In a warning sent to clients who have previously transacted on crypto exchanges, NCBA Bank said: “In accordance with the Central Bank of Kenya (CBK)’s circular No. 14 of 2015, virtual currencies such as Bitcoin are not legal tender in Kenya. No protection, therefore, exists for you as our customer in the event that the platform holding or trading in cryptocurrency fails or goes out of business”.

Throughout the emailed alert, the NCBA Bank repeats the common lines that are used by central banks when attempting to discredit digital currencies. For instance, NCBA Bank says “transactions in virtual currencies are largely untraceable, making them susceptible to abuse by criminals.”

Furthermore, the bank also warns that cryptocurrencies are traded on exchange platforms which “are not properly regulated” and that consumers risk losing all their funds in the “event these exchanges collapse or close business”.

While NCBA Bank clients can still transact with cryptocurrency exchanges, the bank still warns that it does not “approve cryptocurrency transactions.”
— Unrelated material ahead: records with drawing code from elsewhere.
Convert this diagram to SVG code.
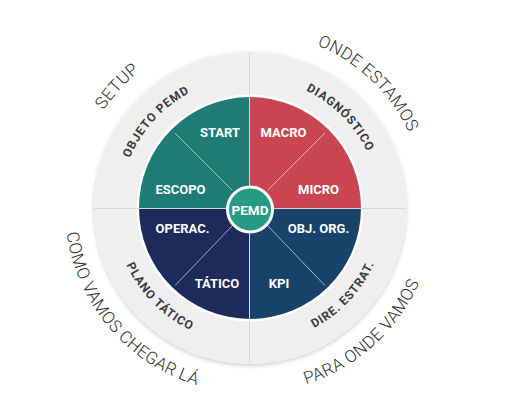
<svg xmlns="http://www.w3.org/2000/svg" width="512" height="420" viewBox="0 0 512 420">
<defs>
<style>
.q{font-family:Roboto,"Liberation Sans",sans-serif;font-weight:700;font-size:13px;fill:#fff;text-anchor:middle}
.rl{font-family:Roboto,"Liberation Sans",sans-serif;font-weight:700;font-size:12px;fill:#3a3a3a;letter-spacing:0.9px}
.ol{font-family:Roboto,"Liberation Sans",sans-serif;font-weight:300;font-size:17px;fill:#2e2e2e;letter-spacing:0.4px}
.ax{stroke:#d6d6d6;stroke-width:1;fill:none}
.dg{stroke:#ffffff;stroke-opacity:0.6;stroke-width:1;fill:none}
</style>
<filter id="sh" x="-10%" y="-10%" width="120%" height="120%">
<feDropShadow dx="0" dy="1.5" stdDeviation="2" flood-color="#000" flood-opacity="0.22"/>
</filter>
<path id="pObj" d="M126.02,247.09 A130,130 0 0 1 278.14,81.08"/>
<path id="pDia" d="M216.35,82.43 A130,130 0 0 1 375.57,241.65"/>
<path id="pPla" d="M118.95,171.66 A136,136 0 0 0 284.05,339.66"/>
<path id="pDir" d="M219.40,340.52 A136,136 0 0 0 380.06,168.23"/>
<path id="pSet" d="M82.15,260.92 A176,176 0 0 1 288.09,36.17"/>
<path id="pOnd" d="M200.02,39.25 A176,176 0 0 1 421.14,249.08"/>
<path id="pCom" d="M75.62,146.25 A185,185 0 0 0 283.71,389.91"/>
<path id="pPar" d="M192.83,383.95 A185,185 0 0 0 430.95,169.54"/>
</defs>
<rect width="512" height="420" fill="#ffffff"/>
<g id="ring">
<circle cx="250" cy="208" r="156" fill="#efefef" filter="url(#sh)"/>
<circle cx="250" cy="208" r="113.5" fill="#ffffff"/>
</g>
<g id="q-start">
<path d="M250,208 L139,208 A111,111 0 0 1 250,97 Z" fill="#1e7c74"/>
</g>
<g id="q-macro">
<path d="M250,208 L250,97 A111,111 0 0 1 361,208 Z" fill="#ca4552"/>
</g>
<g id="q-operac">
<path d="M250,208 L250,319 A111,111 0 0 1 139,208 Z" fill="#1c2b5c"/>
</g>
<g id="q-kpi">
<path d="M250,208 L361,208 A111,111 0 0 1 250,319 Z" fill="#17436a"/>
</g>
<g id="connectors">
<line class="ax" x1="249.5" y1="52" x2="249.5" y2="364"/>
<line class="ax" x1="94" y1="208.5" x2="406" y2="208.5"/>
<line class="dg" x1="232.3" y1="190.3" x2="175.1" y2="133.1"/>
<line class="dg" x1="267.7" y1="190.3" x2="324.9" y2="133.1"/>
<line class="dg" x1="232.3" y1="225.7" x2="175.1" y2="285.5"/>
<line class="dg" x1="267.7" y1="225.7" x2="324.9" y2="285.5"/>
</g>
<g id="quad-labels">
<text class="q" x="220" y="137">START</text>
<text class="q" x="283.5" y="137">MACRO</text>
<text class="q" x="180.5" y="194">ESCOPO</text>
<text class="q" x="318.5" y="194">MICRO</text>
<text class="q" x="182.5" y="233">OPERAC.</text>
<text class="q" x="318.5" y="233">OBJ. ORG.</text>
<text class="q" x="217" y="288">TÁTICO</text>
<text class="q" x="279" y="288">KPI</text>
</g>
<g id="ring-labels">
<text class="rl"><textPath href="#pObj" startOffset="50%" text-anchor="middle">OBJETO PEMD</textPath></text>
<text class="rl"><textPath href="#pDia" startOffset="50%" text-anchor="middle">DIAGNÓSTICO</textPath></text>
<text class="rl"><textPath href="#pPla" startOffset="50%" text-anchor="middle">PLANO TÁTICO</textPath></text>
<text class="rl"><textPath href="#pDir" startOffset="50%" text-anchor="middle">DIRE. ESTRAT.</textPath></text>
</g>
<g id="outer-labels">
<text class="ol"><textPath href="#pSet" startOffset="50%" text-anchor="middle">SETUP</textPath></text>
<text class="ol"><textPath href="#pOnd" startOffset="50%" text-anchor="middle">ONDE ESTAMOS</textPath></text>
<text class="ol"><textPath href="#pCom" startOffset="50%" text-anchor="middle">COMO VAMOS CHEGAR LÁ</textPath></text>
<text class="ol"><textPath href="#pPar" startOffset="50%" text-anchor="middle">PARA ONDE VAMOS</textPath></text>
</g>
<g id="center">
<circle cx="250" cy="209.5" r="22.5" fill="#289a82" stroke="#ffffff" stroke-width="3"/>
<text x="250" y="214.5" font-family="Roboto,'Liberation Sans',sans-serif" font-weight="700" font-size="13.5" fill="#fff" text-anchor="middle">PEMD</text>
</g>
</svg>
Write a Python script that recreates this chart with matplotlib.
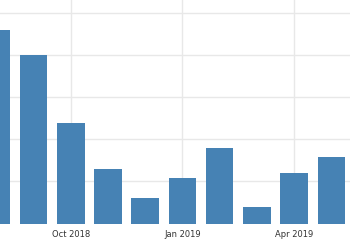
import matplotlib
matplotlib.use("Agg")
from matplotlib import pyplot as plt

months = ["Aug 2018", "Sep 2018", "Oct 2018", "Nov 2018", "Dec 2018",
          "Jan 2019", "Feb 2019", "Mar 2019", "Apr 2019", "May 2019"]
values = [4.61, 4.0, 2.40, 1.29, 0.60, 1.08, 1.79, 0.40, 1.20, 1.59]
tick_months = ["Oct 2018", "Jan 2019", "Apr 2019"]

fig = plt.figure(figsize=(3.5, 2.5), dpi=100)
ax = fig.add_axes([0, 0.106, 1, 0.894])

x = list(range(len(months)))
ax.bar(x, values, width=0.74, color="#4682b4", zorder=2)

ticks = [months.index(m) for m in tick_months]
ax.set_xticks(ticks)
ax.set_xticklabels(tick_months)
ax.set_yticks([1, 2, 3, 4, 5])
ax.set_yticklabels([])
ax.tick_params(length=0, labelsize=6, labelcolor="#333333", pad=4.5)
ax.grid(True, color="#e8e8e8", linewidth=1, zorder=0)

ax.set_xlim(0.1, 9.5)
ax.set_ylim(0, 5.32)
for s in ax.spines.values():
    s.set_visible(False)

fig.savefig("out.png", dpi=100)
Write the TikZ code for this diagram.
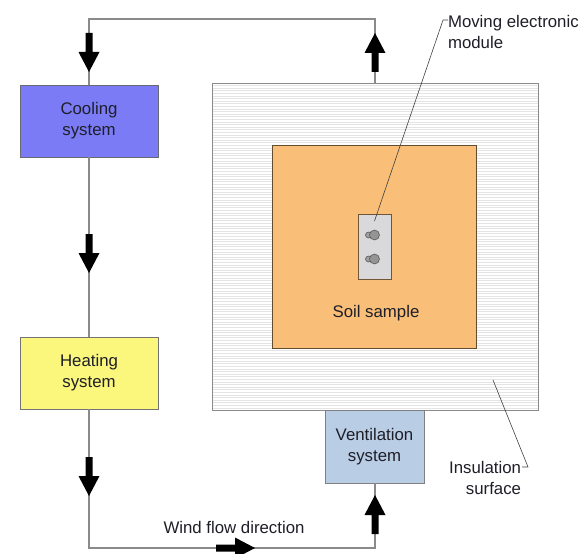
\documentclass[tikz,border=0pt]{standalone}
\usepackage{fontspec}
\setmainfont{Liberation Sans}
\definecolor{coolfill}{HTML}{7B7BF6}
\definecolor{heatfill}{HTML}{FAF77C}
\definecolor{ventfill}{HTML}{B9CDE5}
\definecolor{soilfill}{HTML}{F9BE78}
\definecolor{modfill}{HTML}{D9D9DB}
\definecolor{flowline}{HTML}{8A8A8A}
\definecolor{boxline}{HTML}{6A6A72}
\definecolor{hatch}{HTML}{E4E4E4}
\definecolor{inktext}{HTML}{1E1E28}
\begin{document}
\begin{tikzpicture}[x={(1pt,0pt)}, y={(0pt,-1pt)},
  every node/.style={inner sep=0pt, outer sep=0pt, text=inktext,
    font=\fontsize{16.8}{21}\selectfont},
  unitbox/.style={draw=boxline, line width=0.9pt, align=center},
  flow/.style={draw=flowline, line width=1.2pt},
  leader/.style={draw=black!75, line width=0.6pt},
  blockarrow/.pic={\fill[black] (-3.5,0) -- (3.5,0) -- (3.5,19) -- (10.5,19)
      -- (0,39) -- (-10.5,19) -- (-3.5,19) -- cycle;}
]
\useasboundingbox (0,0) rectangle (585,553);

% insulated chamber with horizontal hatching
\node[minimum width=326pt, minimum height=326pt, fill=white] (ins) at (375,247) {};
\begin{scope}
  \clip (212,84) rectangle (538,410);
  \foreach \yy in {85.5,88.1,...,410} \draw[hatch, line width=0.7pt] (212,\yy) -- (538,\yy);
\end{scope}
\draw[draw=flowline, line width=1pt] (212,84) rectangle (538,410);

% soil sample
\node[unitbox, draw=black!60!soilfill, fill=soilfill, minimum width=204pt, minimum height=203pt] (soil) at (374,246.5) {};
\node (soiltxt) at (376,313) {Soil sample};

% moving electronic module
\node[unitbox, draw=black!55!soilfill, fill=modfill, minimum width=33pt, minimum height=65pt] (mod) at (374.5,246.5) {};
\foreach \cy/\nm in {235/a,259/b} {
  \node[circle, draw=black!65, fill=black!38, line width=0.6pt, minimum size=6pt] (small\nm) at (368.5,\cy) {};
  \node[circle, draw=black!65, fill=black!42, line width=0.6pt, minimum size=10pt] (big\nm) at (374.5,\cy) {};
}

% module callout
\coordinate (modpt) at (374.5,221);
\coordinate (modbend) at (443,20);
\node[anchor=west, align=left] (modlabel) at (448,32) {Moving electronic\\module};
\draw[leader] (modpt) -- (modbend) -- (modbend -| modlabel.west);

% insulation callout
\coordinate (inspt) at (493,380);
\node[anchor=east, align=right] (inslabel) at (521,478) {Insulation\\surface};
\coordinate (insbend) at (528,467);
\draw[leader] (inspt) -- (insbend) -- (522,467);

% units
\node[unitbox, fill=coolfill, minimum width=138pt, minimum height=72pt] (cool) at (89,121) {Cooling\\system};
\node[unitbox, draw=black!55, fill=heatfill, minimum width=138pt, minimum height=72pt] (heat) at (89,373) {Heating\\system};
\node[unitbox, draw=black!50, fill=ventfill, minimum width=99pt, minimum height=73pt] (vent) at (374.5,446.5) {Ventilation\\system};

% air circuit
\coordinate (topleft) at (89,19);
\coordinate (topright) at (375,19);
\coordinate (botleft) at (89,548);
\coordinate (botright) at (375,548);
\draw[flow] (cool.north) -- (topleft) -- (topright) -- (ins.north -| topright);
\draw[flow] (cool.south) -- (heat.north);
\draw[flow] (heat.south) -- (botleft) -- (botright) -- (vent.south -| botright);

% flow direction arrows
\pic at (89,33) {blockarrow};
\pic at (89,234) {blockarrow};
\pic at (89,457) {blockarrow};
\pic[rotate=180] at (375,72) {blockarrow};
\pic[rotate=180] at (375,534) {blockarrow};
\pic[rotate=90] at (216,548) {blockarrow};
\node (windtxt) at (234,527) {Wind flow direction};
\end{tikzpicture}
\end{document}
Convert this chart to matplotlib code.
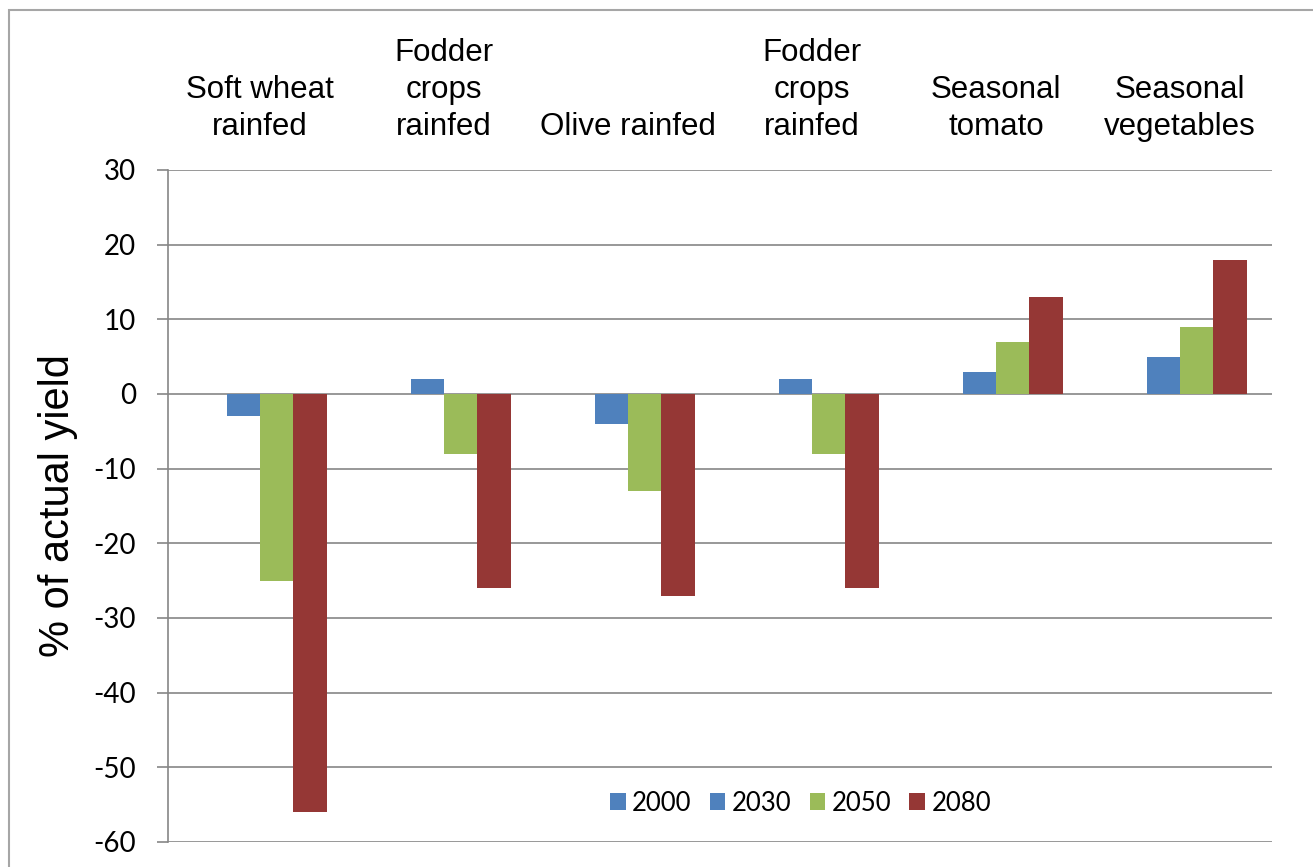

In the meantime, the report speculates that the banks’ latest action could mean that the CBK still frowns on cryptocurrencies. For example, in 2015 the central bank issued an advisory asking Kenyans to desist from cryptocurrency transactions. Similarly, in April 2018, the CBK cautioned banks against dealing in cryptocurrencies.

However, despite these warnings, crypto trading continues to grow in Kenya and some reports say the country now has the second-largest peer-to-peer traded volumes on the continent. It remains to be seen if acts by Kenyan banks are going to slow down crypto traded volumes.